2015 and 2016 are arguably the Years of the Fallists in South Africa. From #rhodesmustfall to #datamustfall, there was a plethora of social media, and real world, campaigns calling for a radical break from the status quo.

It is very easy to argue that its merely populist elements raising their heads, or even more ominously, the emergence of a fascist element. Dennis Davis gives a sober warning about fallists, particularly academics, that support ‘disruption for its own sake, which in the current environment has violent undertones coated in warped identity politics.’

But to believe that this is a purely South African phenomenon is incorrect. Indeed the overall situation is a lot more nuanced than popular media would have us believe. These protests are taking place in the context of a global social shift. If you pay attention to the events around world, there is growing unrest with the status quo and people generally don’t trust institutions, particularly government. Rachel Botsman gave a TED talk about how people are increasingly losing trust in traditional institutions whilst simultaneously putting their trust in unknown entities and people.  In a recent Gallup poll, they have found Americans trust in their government and its related institutions are at an all time low. Many would argue that this distrust underpins Donald Trump’s meteoric rise. In South Africa, and rest of the continent, the picture is not very different.
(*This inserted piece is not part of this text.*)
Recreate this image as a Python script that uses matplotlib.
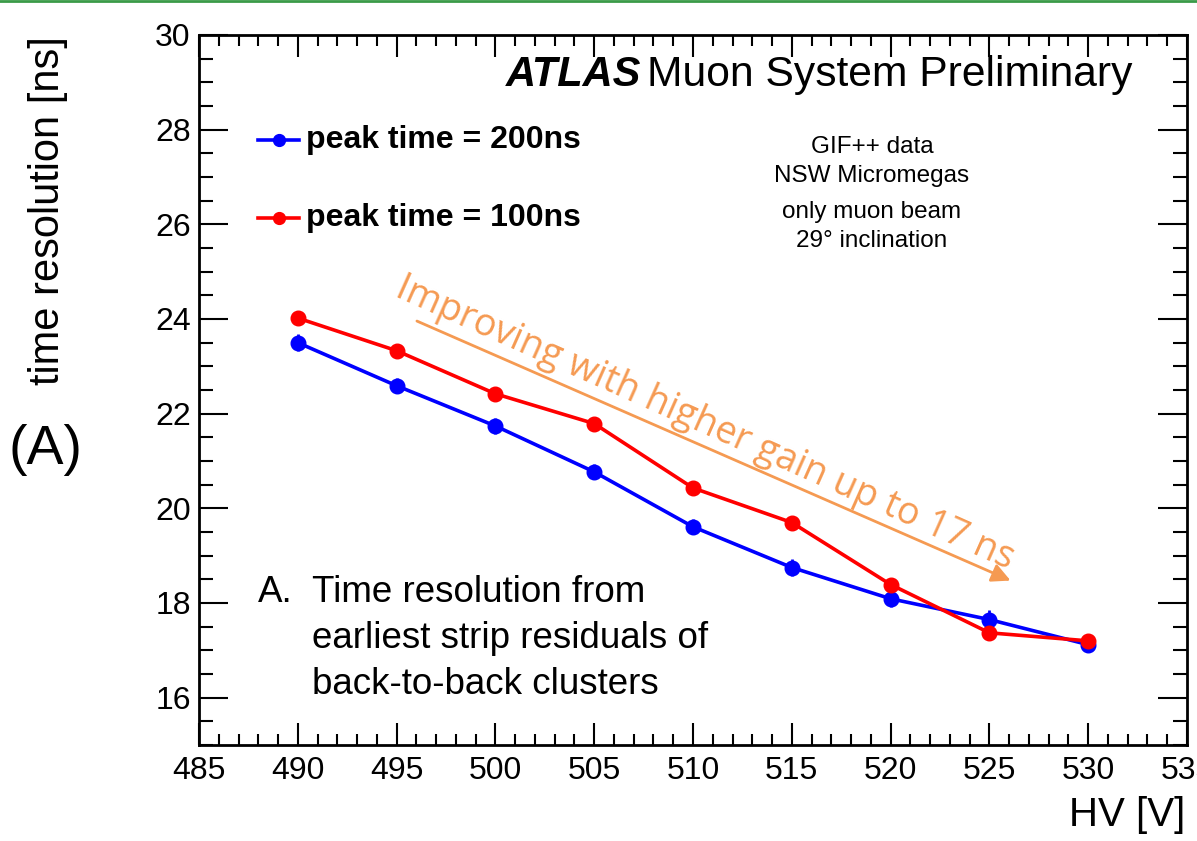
import numpy as np
import matplotlib
matplotlib.use('Agg')
import matplotlib.pyplot as plt
from matplotlib.ticker import MultipleLocator

plt.rcParams['font.family'] = ['Liberation Sans', 'DejaVu Sans']

# data
hv       = [490, 495, 500, 505, 510, 515, 520, 525, 530]
res_200  = [23.50, 22.59, 21.74, 20.77, 19.61, 18.75, 18.09, 17.65, 17.12]
res_100  = [24.02, 23.33, 22.42, 21.79, 20.43, 19.70, 18.39, 17.37, 17.20]
err_200  = [0.18, 0.16, 0.16, 0.16, 0.16, 0.17, 0.18, 0.20, 0.16]
err_100  = [0.14, 0.12, 0.12, 0.12, 0.12, 0.12, 0.12, 0.14, 0.14]
labels   = ['peak time = 200ns', 'peak time = 100ns']
colors   = ['#0000ff', '#ff0000']
info1    = 'GIF++ data\nNSW Micromegas'
info2    = 'only muon beam\n29° inclination'
note     = 'Time resolution from\nearliest strip residuals of\nback-to-back clusters'
orange   = '#f59a52'

fig = plt.figure(figsize=(11.97, 8.41), dpi=100)
ax = fig.add_axes([199/1197, 1-745/841, 988/1197, 710/841])

for y, e, c in [(res_200, err_200, colors[0]), (res_100, err_100, colors[1])]:
  ax.errorbar(hv, y, yerr=e, color=c, lw=2.6, marker='o', ms=10.5,
              elinewidth=2, capsize=0, zorder=3)

ax.set_xlim(485, 535)
ax.set_ylim(15, 30)
ax.xaxis.set_major_locator(MultipleLocator(5))
ax.xaxis.set_minor_locator(MultipleLocator(1))
ax.yaxis.set_major_locator(MultipleLocator(2))
ax.yaxis.set_minor_locator(MultipleLocator(0.5))
ax.tick_params(which='both', direction='in', top=True, right=True, width=1.5, labelsize=23)
ax.tick_params(axis='x', which='major', length=16, pad=8)
ax.tick_params(axis='x', which='minor', length=8)
ax.tick_params(axis='y', which='major', length=21, pad=6)
ax.tick_params(axis='y', which='minor', length=10)
for s in ax.spines.values():
  s.set_linewidth(2)

# manual legend
for yy, c, lab in [(0.852, colors[0], labels[0]), (0.742, colors[1], labels[1])]:
  ax.plot([0.060, 0.101], [yy, yy], color=c, lw=2.6, transform=ax.transAxes)
  ax.plot([0.0805], [yy], 'o', color=c, ms=8.5, transform=ax.transAxes)
  ax.text(0.108, yy, lab, transform=ax.transAxes, fontsize=23, fontweight='bold',
          va='center', ha='left')

ax.text(0.448, 0.944, 'ATLAS', transform=ax.transAxes, fontsize=30, fontweight='bold',
        fontstyle='italic', ha='right', va='center')
ax.text(0.945, 0.944, 'Muon System Preliminary', transform=ax.transAxes, fontsize=30.7,
        ha='right', va='center')

ax.text(0.681, 0.822, info1, transform=ax.transAxes, fontsize=17.5, ha='center',
        va='center', linespacing=1.4)
ax.text(0.681, 0.730, info2, transform=ax.transAxes, fontsize=17.5, ha='center',
        va='center', linespacing=1.4)

ax.text(0.0597, 0.240, 'A.', transform=ax.transAxes, fontsize=26.5, ha='left', va='top')
ax.text(0.1144, 0.240, note, transform=ax.transAxes, fontsize=26.5, ha='left',
        va='top', linespacing=1.42)

# trend arrow and caption
ax.annotate('', xy=(526.2, 18.45), xytext=(495.9, 23.98),
            arrowprops=dict(arrowstyle='-|>', color=orange, lw=2, mutation_scale=28))
ax.text(510.6, 21.8, 'Improving with higher gain up to 17 ns', color=orange,
        family='Open Sans', fontsize=27, rotation=-24, rotation_mode='anchor',
        ha='center', va='center')

fig.text(0.040, 0.750, 'time resolution [ns]', rotation=90, fontsize=30,
         ha='center', va='center')
fig.text(0.0376, 0.465, '(A)', fontsize=40, ha='center', va='center')
fig.text(0.990, 0.031, 'HV [V]', fontsize=29, ha='right', va='center')

fig.add_artist(plt.Line2D([0, 1], [0.9985, 0.9985], transform=fig.transFigure,
                          color='#3a9a48', lw=2))

fig.savefig('out.png', dpi=100)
In recent times, no institution has faced the level of upheaval than our universities which are at the coalface of the anger against the prevailing socio-economic system. A university, as some would argue, is a microcosm of society. Therefore, understanding and dealing with what is going on there, serves as a good basis for creating solutions on a larger scale.

Coming back to the South African context, often on social media, and in the real world context  people ascribe nefarious intent to heads of institutions but gladly follow mysterious people or processes. But does this mean that all traditional institutions, including universities, should fall? I don’t believe so. What I do believe its that there needs to be a drastic re-ordering of the our institutions if they have any hope of survival.

One of the key contours that should guide our re-ordering of the prevailing social milieu is ensuring the appropriate inclusion of women. It is one thing to decolonise the curriculum and ensure properly funded access for poor. But, without a concerted effort to ensure that women don’t get left behind, at any level, there can easily be a roll back towards a more intense patriarchy. We can already see the pockets of this in the fallist movements, where women and non hetero-normative activists, although being literally on the frontline, have been increasingly and sometimes violently side-lined. We can’t allow this to become the new status quo.

Without a doubt is that change is coming. Within our circle of influence we have an unprecedented opportunity to work towards building a just and equitable society. However, we have to be conscious where we place our trust. I would end with a quote for you to ponder from George Orwell’s 1984, which admittedly may be considered a bit subversive: “power is not a means; it’s an end. One does not establish a dictatorship in order to safeguard a revolution; one makes the revolution in order to establish the dictatorship”.